Among the items to be included in an individual's net income are those described in subdivision d of Part I of the Act, including compensation received under a workers' compensation act of Canada or a province in respect of injury, disability or death.3 The offsetting deduction for that income - provided for in paragraph 110(1)(f) - is included in computing the individual's taxable income, not the individual’s net income. In this case, for the purpose of calculating the taxpayer's "adjusted income" - for the purpose of determining the taxpayer's eligibility for the GSTC - the lump sum amounts received by the taxpayer will be included in the taxpayer's income while the offsetting deduction will be ignored.
With respect to the CCTB, the CCTB is based on the "adjusted income" of a taxpayer or the taxpayer’s spouse or common-law partner, a concept that is also based on net income and not on taxable income. Thus, lump sums received by the taxpayer in XXXXXXXXXX and XXXXXXXXXX will be added to the taxpayer's net income without regard to the offsetting deduction in paragraph 110(1)(f).
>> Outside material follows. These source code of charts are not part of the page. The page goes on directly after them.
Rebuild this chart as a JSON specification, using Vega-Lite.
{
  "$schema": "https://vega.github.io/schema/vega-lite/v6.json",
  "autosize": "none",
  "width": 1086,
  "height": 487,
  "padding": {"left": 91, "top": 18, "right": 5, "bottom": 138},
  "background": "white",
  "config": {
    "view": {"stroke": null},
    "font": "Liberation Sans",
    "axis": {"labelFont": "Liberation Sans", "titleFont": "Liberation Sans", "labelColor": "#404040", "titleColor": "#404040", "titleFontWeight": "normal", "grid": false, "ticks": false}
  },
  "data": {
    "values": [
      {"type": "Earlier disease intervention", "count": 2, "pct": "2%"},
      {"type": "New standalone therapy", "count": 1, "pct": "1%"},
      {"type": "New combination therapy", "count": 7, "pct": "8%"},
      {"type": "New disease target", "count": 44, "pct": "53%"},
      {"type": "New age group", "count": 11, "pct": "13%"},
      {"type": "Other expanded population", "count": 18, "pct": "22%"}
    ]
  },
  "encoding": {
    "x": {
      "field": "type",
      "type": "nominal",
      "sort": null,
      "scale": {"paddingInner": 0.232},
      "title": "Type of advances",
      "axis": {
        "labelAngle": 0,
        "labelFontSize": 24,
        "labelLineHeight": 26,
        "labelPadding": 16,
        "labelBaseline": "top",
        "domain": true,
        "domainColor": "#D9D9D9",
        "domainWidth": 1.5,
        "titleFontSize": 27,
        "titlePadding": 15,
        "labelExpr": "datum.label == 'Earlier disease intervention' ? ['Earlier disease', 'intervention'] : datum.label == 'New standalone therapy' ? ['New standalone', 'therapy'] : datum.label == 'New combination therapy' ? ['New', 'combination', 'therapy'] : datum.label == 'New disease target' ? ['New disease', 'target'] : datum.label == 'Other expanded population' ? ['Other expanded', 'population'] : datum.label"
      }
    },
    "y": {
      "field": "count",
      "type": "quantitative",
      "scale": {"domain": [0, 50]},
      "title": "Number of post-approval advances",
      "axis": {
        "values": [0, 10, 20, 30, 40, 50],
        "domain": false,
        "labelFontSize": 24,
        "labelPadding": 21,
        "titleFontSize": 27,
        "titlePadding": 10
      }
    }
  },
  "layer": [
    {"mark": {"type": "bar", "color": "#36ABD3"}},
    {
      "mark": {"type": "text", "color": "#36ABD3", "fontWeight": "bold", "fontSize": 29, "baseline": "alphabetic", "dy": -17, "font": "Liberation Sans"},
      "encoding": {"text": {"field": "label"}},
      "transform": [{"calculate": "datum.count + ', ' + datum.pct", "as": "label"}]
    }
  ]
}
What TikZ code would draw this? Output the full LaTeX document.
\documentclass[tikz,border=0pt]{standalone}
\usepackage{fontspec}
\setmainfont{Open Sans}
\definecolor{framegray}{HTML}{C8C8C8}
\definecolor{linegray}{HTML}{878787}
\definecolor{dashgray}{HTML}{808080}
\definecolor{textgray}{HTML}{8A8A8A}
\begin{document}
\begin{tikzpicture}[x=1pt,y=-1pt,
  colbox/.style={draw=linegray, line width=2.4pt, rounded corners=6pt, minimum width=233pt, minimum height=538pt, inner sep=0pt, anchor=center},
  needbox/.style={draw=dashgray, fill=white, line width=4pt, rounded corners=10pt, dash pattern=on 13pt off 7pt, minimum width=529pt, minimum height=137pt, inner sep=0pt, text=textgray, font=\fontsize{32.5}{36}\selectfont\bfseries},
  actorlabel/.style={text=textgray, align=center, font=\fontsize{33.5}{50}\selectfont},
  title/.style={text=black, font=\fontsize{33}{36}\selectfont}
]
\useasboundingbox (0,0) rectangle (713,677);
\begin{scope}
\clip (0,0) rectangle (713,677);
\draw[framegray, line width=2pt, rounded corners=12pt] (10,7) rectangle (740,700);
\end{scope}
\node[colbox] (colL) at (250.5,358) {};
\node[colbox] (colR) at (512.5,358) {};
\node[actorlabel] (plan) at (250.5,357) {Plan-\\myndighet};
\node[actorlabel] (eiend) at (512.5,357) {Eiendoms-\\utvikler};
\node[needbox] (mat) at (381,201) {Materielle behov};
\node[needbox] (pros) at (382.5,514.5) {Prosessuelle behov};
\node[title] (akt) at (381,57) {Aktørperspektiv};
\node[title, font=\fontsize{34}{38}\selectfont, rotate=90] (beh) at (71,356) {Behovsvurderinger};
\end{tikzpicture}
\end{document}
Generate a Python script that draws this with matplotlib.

Consequently, we are of the view that the lump sums that were included in the taxpayer's income for the XXXXXXXXXX and XXXXXXXXXX taxation years correctly resulted in a reduction in the amounts of the GSTC and CCTB paid to him.
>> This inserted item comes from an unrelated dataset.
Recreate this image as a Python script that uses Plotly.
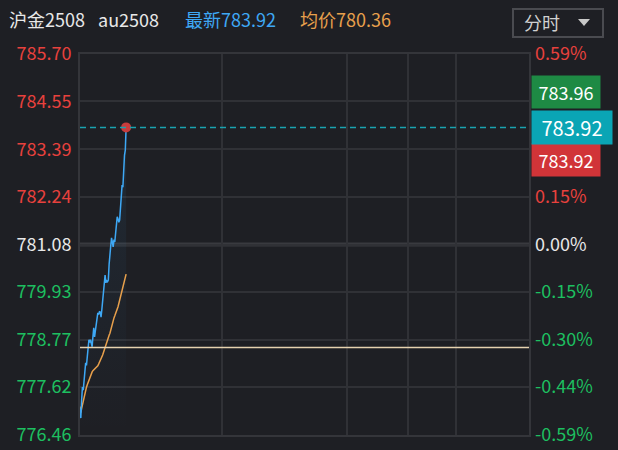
import plotly.graph_objects as go

# ---------------- data ----------------
minutes = list(range(58))
price = [777.10, 776.87, 777.30, 777.62, 777.55, 777.72, 777.95, 778.21, 778.15, 778.35,
         778.55, 778.77, 778.70, 778.77, 778.68, 778.60, 778.85, 779.06, 778.84, 779.00,
         779.15, 779.25, 779.42, 779.38, 779.45, 779.44, 779.32, 779.50, 779.70, 779.81,
         780.10, 780.34, 780.15, 780.20, 780.18, 780.22, 780.60, 780.95, 781.05, 781.24,
         781.10, 781.02, 781.20, 781.14, 781.35, 781.60, 781.75, 781.70, 781.62, 781.67,
         781.95, 782.16, 782.52, 782.47, 783.13, 783.25, 783.37, 783.92]
avg_price = [777.15, 777.00, 777.10, 777.20, 777.31, 777.40, 777.48, 777.55, 777.62, 777.68,
             777.74, 777.80, 777.86, 777.91, 777.96, 777.99, 778.02, 778.04, 778.06, 778.08,
             778.10, 778.11, 778.14, 778.18, 778.22, 778.26, 778.29, 778.33, 778.40, 778.46,
             778.52, 778.61, 778.69, 778.74, 778.79, 778.84, 778.88, 778.93, 779.02, 779.10,
             779.18, 779.25, 779.30, 779.35, 779.40, 779.45, 779.49, 779.57, 779.65, 779.73,
             779.79, 779.85, 779.92, 779.98, 780.06, 780.15, 780.25, 780.36]

prev_settle = 781.08
price_ticks = [785.70, 784.55, 783.39, 782.24, 781.08, 779.93, 778.77, 777.62, 776.46]
pct_labels = ["0.59%", "0.44%", "0.30%", "0.15%", "0.00%", "-0.15%", "-0.30%", "-0.44%", "-0.59%"]
session_lines = [176, 330, 405, 465]   # minute index of vertical separators
total_minutes = 555
ref_level = 778.58                     # horizontal reference line
last_price = 783.92
high_label = "783.96"
last_label = "783.92"
ask_label = "783.92"
title_name = "沪金2508"
title_code = "au2508"
latest_text = "最新783.92"
avg_text = "均价780.36"
period_text = "分时"

# ---------------- style ----------------
BG = "#1e1f24"
GRID = "#303136"
FRAME = "#34353a"
BLUE = "#3ea8f5"
ORANGE = "#e8a04c"
RED = "#e8413d"
GREEN = "#1dbf60"
WHITE = "#e8e8e8"
FONT = "Noto Sans CJK SC"

L, R, T, B = 80, 529, 54, 435
W, H = 618, 450


def px(x):
    return (x - L) / (R - L)


def py(y):
    return (B - y) / (B - T)


def tick_color(v):
    if abs(v - prev_settle) < 1e-9:
        return WHITE
    return RED if v > prev_settle else GREEN


left_text = [f'<span style="color:{tick_color(v)}">{v:.2f}</span>' for v in price_ticks]
pct_vals = [(v / prev_settle - 1) * 100 for v in price_ticks]
right_text = [f'<span style="color:{tick_color(v)}">{t}</span>' for v, t in zip(price_ticks, pct_labels)]

fig = go.Figure()

# faint gradient fill under price line
fig.add_trace(go.Scatter(
    x=minutes, y=price, mode="lines", line=dict(width=0, color=BLUE),
    fill="tozeroy",
    fillgradient=dict(type="vertical", start=price_ticks[-1], stop=price_ticks[0],
                      colorscale=[[0, "rgba(60,165,240,0)"], [1, "rgba(60,165,240,0.10)"]]),
    hoverinfo="skip", showlegend=False))

fig.add_trace(go.Scatter(x=minutes, y=avg_price, mode="lines",
                         line=dict(color=ORANGE, width=1.5), showlegend=False))
fig.add_trace(go.Scatter(x=minutes, y=price, mode="lines",
                         line=dict(color=BLUE, width=1.5), showlegend=False))
fig.add_trace(go.Scatter(x=[minutes[-1]], y=[price[-1]], mode="markers",
                         marker=dict(color="#c83c3c", size=10), showlegend=False))
# invisible trace for right axis
fig.add_trace(go.Scatter(x=[0], y=[0], yaxis="y2", mode="markers",
                         marker=dict(opacity=0), hoverinfo="skip", showlegend=False))

pct_range = [(price_ticks[-1] / prev_settle - 1) * 100, (price_ticks[0] / prev_settle - 1) * 100]

fig.update_layout(
    width=W, height=H,
    paper_bgcolor=BG, plot_bgcolor=BG,
    margin=dict(l=L, r=W - R, t=T, b=H - B, pad=0, autoexpand=False),
    font=dict(family=FONT, size=18, color=WHITE),
    showlegend=False,
    xaxis=dict(range=[0, total_minutes], tickvals=session_lines, showticklabels=False,
               showgrid=True, gridcolor=GRID, gridwidth=2, zeroline=False, automargin=False,
               showline=True, mirror=True, linecolor=FRAME, linewidth=2, ticks=""),
    yaxis=dict(range=[price_ticks[-1], price_ticks[0]], tickvals=price_ticks, ticktext=left_text,
               showgrid=True, gridcolor=GRID, gridwidth=2, zeroline=False, automargin=False,
               showline=True, mirror=True, linecolor=FRAME, linewidth=2, ticks="",
               ticklabelstandoff=3, tickfont=dict(size=18, family=FONT)),
    yaxis2=dict(range=pct_range, tickvals=pct_vals, ticktext=right_text, overlaying="y",
                side="right", showgrid=False, zeroline=False, ticks="", automargin=False,
                ticklabelstandoff=5, tickfont=dict(size=18, family=FONT)),
)

shapes = [
    # thicker zero line at prev settle
    dict(type="line", xref="paper", yref="y", x0=0, x1=1, y0=prev_settle, y1=prev_settle,
         line=dict(color="#393a3f", width=4), layer="below"),
    # reference level
    dict(type="line", xref="paper", yref="y", x0=0, x1=1, y0=ref_level, y1=ref_level,
         line=dict(color="#e6d2b0", width=1.5)),
    # last price dashed
    dict(type="line", xref="paper", yref="y", x0=0, x1=1, y0=last_price, y1=last_price,
         line=dict(color="#1aa3b0", width=1.5, dash="6px,4px")),
    # dropdown box
    dict(type="rect", xref="paper", yref="paper", x0=px(513), x1=px(603), y0=py(37), y1=py(9),
         line=dict(color="#4a4b50", width=2), fillcolor=BG),
    dict(type="path", xref="paper", yref="paper",
         path=f"M {px(578)},{py(19)} L {px(590)},{py(19)} L {px(584)},{py(26)} Z",
         fillcolor="#c8c8c8", line=dict(width=0)),
]
fig.update_layout(shapes=shapes)

ann = []
header = [(7, title_name, WHITE), (96, title_code, WHITE), (183, latest_text, BLUE), (298, avg_text, ORANGE)]
for x, t, c in header:
    ann.append(dict(xref="paper", yref="paper", x=px(x), y=py(19), xanchor="left", yanchor="middle",
                    text=t, showarrow=False, font=dict(size=18, color=c, family=FONT)))
ann.append(dict(xref="paper", yref="paper", x=px(522), y=py(22), xanchor="left", yanchor="middle",
                text=period_text, showarrow=False, font=dict(size=18, color="#d0d0d0", family=FONT)))

boxes = [(high_label, "#1e8a44", 35, 66, 30, 18),
         (ask_label, "#d13438", -33, 66, 30, 18),
         (last_label, "#0aa5b5", 0, 78, 31, 20)]
for t, c, ys, w, h, fs in boxes:
    ann.append(dict(xref="paper", yref="y", x=1, y=last_price, xanchor="left", yanchor="middle",
                    xshift=2, yshift=ys, text=t, showarrow=False, bgcolor=c, width=w, height=h,
                    align="center", font=dict(size=fs, color="#ffffff", family=FONT)))
fig.update_layout(annotations=ann)

fig.write_html("out.html", config={"displayModeBar": False},
               post_script="document.body.style.margin='0';")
For your information, unless exempted, a copy of this memorandum will be severed using the Access to Information Act criteria and placed in the Canada Revenue Agency's electronic library. A severed copy will also be distributed to the commercial tax publishers for inclusion in their databases. The severing process will remove all material that is not subject to disclosure, including information that could disclose the identity of the taxpayer. Should your client request a copy of this memorandum, the electronic library version can be provided. Alternatively, the client may request a severed copy using the Privacy Act criteria, which does not remove client identity. Requests for this latter version should be made by you to Ms. Jackie Page at (819) 994-2898. A copy will be sent to you for delivery to the client.
François D. Bordeleau, LL.B.
Individuals, Business and Partnerships Section
Income Tax Rulings Directorate
ENDNOTES
1 See the definition of "qualifying amount" in subsection 110.2(1) of the Act and the T1198 Guide, Statement of Qualifying Retroactive Lump-Sum Payment.
2 Diquinzio v. Canada, [2000] T.C.C. no 686
3 See paragraph 56(1)(v) of the Act.